Remembering Melbourne, an imaginative collaboration by the Royal Historical Society of Victoria and QBD, and based on the voluntary efforts of over 100 people, has established a new benchmark in recording the early history of one of the world’s most liveable cities.
It is a unique book, for it reveals in over 700 photographs the face of fourteen of Melbourne’s finest streets, and also its lanes and little streets, its parks and gardens, and of course the Yarra. Besides this, it presents key buildings and streetscapes of twenty of Melbourne’s iconic suburbs.
Each street and suburb is introduced by a short essay written by an expert, catching the essence of that precinct. These authoritative introductions, written by over 30 history practitioners working pro bono, provide a context for the magnificent photographs to follow. There are also introductory chapters on Aboriginal Melbourne, on how the city was shaped, on the city and suburbs as a whole, and on how Melbourne and suburbs were captured by the camera, which was born at the same time as the city.

Lost Brisbane and surrounding areas 1860 to 1960 is a joint publication of The Royal Historical Society of Queensland and QBD The Bookshop.

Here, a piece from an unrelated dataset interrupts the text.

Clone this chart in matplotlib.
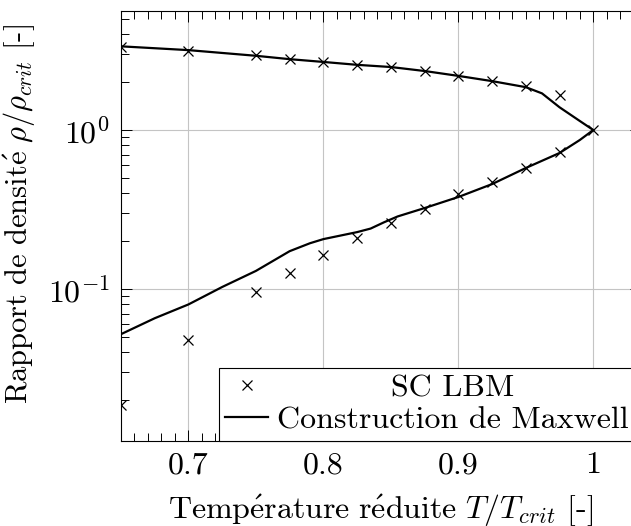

It is a spectacular collection of more than 500 photographs from the Society's Photographic Collection that traces the development and changes in the city and its environs over a period of 100 years.
This book is not only about buildings and places that no longer exist. It highlights the changes in landscapes, streetscapes, work places, transport, and recreational pursuits. Brisbane's hilly terrain made it a challenge for transport systems to develop but gave the residents wonderful views. The camera unleashed a great opportunity to record the life of the city and panoramas from key vantage points show how the landscape has changed.

The companion volume to the bestselling Lost Brisbane, this book traces the changes in the city and its environs in a later period from the 1940s to the 1990s and is a spectacular collection of more than 450 photographs from the Society’s Photographic Collection as well as from other significant collections including that of the Brisbane City Council.
Lost Brisbane 2 is not only about buildings and places that no longer exist. It highlights the changes in landscapes, streetscapes, infrastructure, work places, transport, and recreational pursuits. Photographs bring the story to life; the appearance of air raid shelters during World War II, the city decorated for Royal Visits, City Hall as the heart of the city, the introduction of traffic lights, the busy Roma Street markets, the loss of wharves and trams, street protests the cafés, theatres, hotels, and high-rise phenomena. The 1982 Commonwealth Games, the emergence of a South Bank cultural precinct, and the international spectacle of Expo 88 saw Brisbane truly come of age.
This book is a significant and authoritative work of social history and is more than a nostalgic lament for a lost past. It is a celebration that gives the reader a clear appreciation of how we’ve come to the present.